Saturday, November 28, 2009

If These Are The Chosen, I'd Rather Be Damned...

Movie (Spoilers!!!:

Knowing starring Nicolas Cage and Rose Byrne, directed by Alex Proyas (2009): When this movie goes completely off the rails with about 30 minutes to go, what results is one of the most laughable 30 minutes in bad movie history. And it's not like the first 90 minutes were all that great. Mysterious numbers left in a time capsule from 1959 accurately predict major disasters from 1959 to the present. Can widowed astrophysicist Cage save the world?

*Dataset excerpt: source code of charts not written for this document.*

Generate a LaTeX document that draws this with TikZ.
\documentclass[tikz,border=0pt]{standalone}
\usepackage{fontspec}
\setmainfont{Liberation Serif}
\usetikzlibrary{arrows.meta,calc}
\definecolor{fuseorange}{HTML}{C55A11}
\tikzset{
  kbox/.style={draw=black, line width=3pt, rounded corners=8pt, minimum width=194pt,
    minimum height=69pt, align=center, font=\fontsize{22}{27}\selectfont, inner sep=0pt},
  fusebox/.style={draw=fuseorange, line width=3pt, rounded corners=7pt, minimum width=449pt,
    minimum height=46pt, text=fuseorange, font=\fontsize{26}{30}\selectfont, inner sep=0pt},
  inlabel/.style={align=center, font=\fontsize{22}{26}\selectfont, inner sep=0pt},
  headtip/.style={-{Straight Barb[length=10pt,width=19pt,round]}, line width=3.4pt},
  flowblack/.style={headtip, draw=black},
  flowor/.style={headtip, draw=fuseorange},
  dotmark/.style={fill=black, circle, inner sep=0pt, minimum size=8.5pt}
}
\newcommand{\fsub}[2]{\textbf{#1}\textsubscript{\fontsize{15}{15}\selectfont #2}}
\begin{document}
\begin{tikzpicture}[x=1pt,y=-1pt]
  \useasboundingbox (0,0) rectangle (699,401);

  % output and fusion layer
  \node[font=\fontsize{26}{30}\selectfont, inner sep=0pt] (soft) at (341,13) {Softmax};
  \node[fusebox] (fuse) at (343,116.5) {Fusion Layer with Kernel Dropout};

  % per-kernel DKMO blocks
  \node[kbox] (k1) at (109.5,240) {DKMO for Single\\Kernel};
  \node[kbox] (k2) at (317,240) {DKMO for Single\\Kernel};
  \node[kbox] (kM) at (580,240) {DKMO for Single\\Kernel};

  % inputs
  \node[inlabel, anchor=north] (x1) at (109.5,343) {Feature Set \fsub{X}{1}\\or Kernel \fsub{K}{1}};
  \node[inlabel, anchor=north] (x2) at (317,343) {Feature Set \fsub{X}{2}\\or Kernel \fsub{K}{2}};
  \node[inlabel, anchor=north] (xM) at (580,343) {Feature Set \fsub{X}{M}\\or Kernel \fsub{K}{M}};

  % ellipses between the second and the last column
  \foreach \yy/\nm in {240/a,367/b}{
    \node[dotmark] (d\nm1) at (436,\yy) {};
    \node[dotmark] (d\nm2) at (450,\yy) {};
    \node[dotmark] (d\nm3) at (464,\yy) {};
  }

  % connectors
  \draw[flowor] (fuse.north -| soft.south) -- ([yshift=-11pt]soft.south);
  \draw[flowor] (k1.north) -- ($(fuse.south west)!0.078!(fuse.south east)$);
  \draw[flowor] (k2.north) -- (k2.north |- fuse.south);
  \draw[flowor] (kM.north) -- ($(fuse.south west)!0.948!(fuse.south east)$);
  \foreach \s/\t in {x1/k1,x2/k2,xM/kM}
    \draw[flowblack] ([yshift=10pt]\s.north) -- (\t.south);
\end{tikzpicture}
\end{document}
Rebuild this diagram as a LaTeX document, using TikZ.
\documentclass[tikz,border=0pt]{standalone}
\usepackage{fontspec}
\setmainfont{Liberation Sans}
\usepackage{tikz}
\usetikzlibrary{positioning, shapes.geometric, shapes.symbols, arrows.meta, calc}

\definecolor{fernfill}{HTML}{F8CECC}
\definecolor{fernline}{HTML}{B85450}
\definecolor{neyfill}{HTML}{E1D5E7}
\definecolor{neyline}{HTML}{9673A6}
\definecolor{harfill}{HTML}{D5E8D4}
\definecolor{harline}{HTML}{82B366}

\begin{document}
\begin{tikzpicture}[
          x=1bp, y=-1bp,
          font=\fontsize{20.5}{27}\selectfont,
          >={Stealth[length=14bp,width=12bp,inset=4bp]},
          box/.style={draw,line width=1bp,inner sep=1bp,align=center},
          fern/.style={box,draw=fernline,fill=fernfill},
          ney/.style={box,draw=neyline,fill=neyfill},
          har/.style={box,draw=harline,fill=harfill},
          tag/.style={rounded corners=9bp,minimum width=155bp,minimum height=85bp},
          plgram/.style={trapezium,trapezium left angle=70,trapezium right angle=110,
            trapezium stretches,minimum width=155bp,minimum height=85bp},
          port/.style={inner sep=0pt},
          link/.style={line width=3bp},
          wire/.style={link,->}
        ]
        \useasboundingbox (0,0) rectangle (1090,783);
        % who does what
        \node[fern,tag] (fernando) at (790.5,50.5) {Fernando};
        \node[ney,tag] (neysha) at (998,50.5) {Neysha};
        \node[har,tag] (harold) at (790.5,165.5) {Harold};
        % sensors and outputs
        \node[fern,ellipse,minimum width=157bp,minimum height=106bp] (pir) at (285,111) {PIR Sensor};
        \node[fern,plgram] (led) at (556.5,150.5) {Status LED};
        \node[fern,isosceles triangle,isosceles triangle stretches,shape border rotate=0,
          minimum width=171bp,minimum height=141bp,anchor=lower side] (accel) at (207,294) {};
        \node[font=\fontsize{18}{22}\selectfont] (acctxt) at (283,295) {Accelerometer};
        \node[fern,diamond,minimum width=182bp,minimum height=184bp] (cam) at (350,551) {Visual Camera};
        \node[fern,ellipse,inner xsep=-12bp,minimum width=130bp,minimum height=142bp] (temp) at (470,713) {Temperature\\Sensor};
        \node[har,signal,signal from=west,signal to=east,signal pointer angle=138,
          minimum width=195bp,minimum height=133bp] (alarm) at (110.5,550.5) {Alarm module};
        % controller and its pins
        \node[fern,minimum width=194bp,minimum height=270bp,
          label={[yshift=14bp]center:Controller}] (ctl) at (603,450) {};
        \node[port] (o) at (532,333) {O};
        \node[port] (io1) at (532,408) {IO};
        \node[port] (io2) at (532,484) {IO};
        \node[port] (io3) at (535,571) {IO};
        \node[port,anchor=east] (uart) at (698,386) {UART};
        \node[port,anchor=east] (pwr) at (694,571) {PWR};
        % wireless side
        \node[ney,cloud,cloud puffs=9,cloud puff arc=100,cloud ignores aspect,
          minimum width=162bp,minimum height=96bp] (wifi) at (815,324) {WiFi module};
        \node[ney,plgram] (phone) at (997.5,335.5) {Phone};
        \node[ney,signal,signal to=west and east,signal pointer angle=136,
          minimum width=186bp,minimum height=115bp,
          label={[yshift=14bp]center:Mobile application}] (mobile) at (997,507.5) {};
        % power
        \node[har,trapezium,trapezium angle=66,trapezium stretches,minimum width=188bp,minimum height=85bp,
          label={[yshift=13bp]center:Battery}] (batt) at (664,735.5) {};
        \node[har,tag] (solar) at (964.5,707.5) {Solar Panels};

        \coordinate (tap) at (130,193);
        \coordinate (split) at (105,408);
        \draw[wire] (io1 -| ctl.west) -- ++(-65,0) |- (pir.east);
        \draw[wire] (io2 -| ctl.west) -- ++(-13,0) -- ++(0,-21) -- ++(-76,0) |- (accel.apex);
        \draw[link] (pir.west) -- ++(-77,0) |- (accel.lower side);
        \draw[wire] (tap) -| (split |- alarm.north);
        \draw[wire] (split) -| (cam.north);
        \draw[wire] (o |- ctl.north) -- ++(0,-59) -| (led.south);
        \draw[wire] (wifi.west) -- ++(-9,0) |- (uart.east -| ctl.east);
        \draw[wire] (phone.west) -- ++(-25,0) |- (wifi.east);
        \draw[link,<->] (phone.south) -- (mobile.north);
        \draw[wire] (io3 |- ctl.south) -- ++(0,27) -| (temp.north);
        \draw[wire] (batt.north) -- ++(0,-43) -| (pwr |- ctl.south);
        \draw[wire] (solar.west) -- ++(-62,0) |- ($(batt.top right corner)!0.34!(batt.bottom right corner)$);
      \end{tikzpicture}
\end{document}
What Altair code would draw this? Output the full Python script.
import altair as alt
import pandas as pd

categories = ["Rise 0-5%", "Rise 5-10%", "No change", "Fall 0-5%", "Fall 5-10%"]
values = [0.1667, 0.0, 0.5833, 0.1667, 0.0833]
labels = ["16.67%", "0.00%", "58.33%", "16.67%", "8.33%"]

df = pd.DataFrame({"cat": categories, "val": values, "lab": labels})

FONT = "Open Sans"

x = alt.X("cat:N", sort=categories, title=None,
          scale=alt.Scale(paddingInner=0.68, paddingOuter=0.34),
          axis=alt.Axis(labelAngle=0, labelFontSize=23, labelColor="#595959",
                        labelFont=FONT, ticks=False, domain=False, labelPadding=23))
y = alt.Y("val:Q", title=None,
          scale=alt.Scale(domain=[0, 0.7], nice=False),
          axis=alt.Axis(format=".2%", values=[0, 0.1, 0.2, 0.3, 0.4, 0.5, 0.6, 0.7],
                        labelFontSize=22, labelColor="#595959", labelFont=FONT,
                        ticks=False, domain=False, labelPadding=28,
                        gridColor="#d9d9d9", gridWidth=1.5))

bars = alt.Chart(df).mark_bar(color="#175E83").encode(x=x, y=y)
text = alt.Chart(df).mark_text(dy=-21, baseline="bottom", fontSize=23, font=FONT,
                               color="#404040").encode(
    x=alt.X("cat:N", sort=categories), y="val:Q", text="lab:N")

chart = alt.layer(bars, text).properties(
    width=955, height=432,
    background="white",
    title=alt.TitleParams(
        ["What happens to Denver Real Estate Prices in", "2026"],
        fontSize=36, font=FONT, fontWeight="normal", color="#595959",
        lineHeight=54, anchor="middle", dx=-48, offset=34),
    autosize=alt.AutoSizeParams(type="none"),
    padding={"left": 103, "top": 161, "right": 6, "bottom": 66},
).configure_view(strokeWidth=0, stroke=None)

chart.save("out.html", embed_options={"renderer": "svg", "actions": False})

Well, no, but he does give a lecture on randomness vs. determinism to his astronomy class that doesn't actually explain either principle correctly. And he does reconcile with his pastor father approximately 30 seconds before a solar flare destroys the Earth. And angelic aliens do save his son and a few other people and animals to populate another Earth-like planet somewhere else. See, it's the story of Noah and the flood. Or maybe Sodom and Gomorrah. Or Adam and Eve. Or something. But the angels travel around in UFOs and, for reasons never explained, disguise themselves as people who can't talk and who drive around in what look to be 1970's era Crown Victorias.

There's a great moment when the aliens take Cage's son, a little girl, and two rabbits onto their spacecraft. Cage isn't allowed to go because he isn't one of the Chosen. Anyway, if this movie had had Captain Kirk in it, I imagine Kirk would have argued the angel-aliens into stopping the solar flare. Given that these beings have a fleet of spaceships and premonitory abilities, I have to figure they could stop a solar flare if they wanted to. So I imagine Kirk giving a rousing speech to the aliens/angels, at the end of which one of the beings says, "OK, we'll stop the solar flare. But we're keeping these rabbits!"

Apparently, Heaven exists, so the six billion people who die go to a better place. I don't remember the people left behind by Noah getting that sort of deal, Heaven not having been invented yet, so there is that. The whole thing ends up playing like one of C.S. Lewis's demented Christian science-fiction novels (Out of the Silent Planet, Perelandra, That Hideous Strength, for those who know only Lewis's Narnia books) in which aliens are actually angels. The aliens also travel around in a ridiculously complex looking spaceship that suggests they had a lot of free time to pimp out their ride while they were waiting for the apocalypse.

For all that, the movie is worth watching. There's a spectacular plane crash about 45 minutes in, and the whole thing becomes so ludicrous that it's enjoyable in a pompously, pretentiously overblown way. It's like an episode of the X-Files reimagined by Jack T. Chick.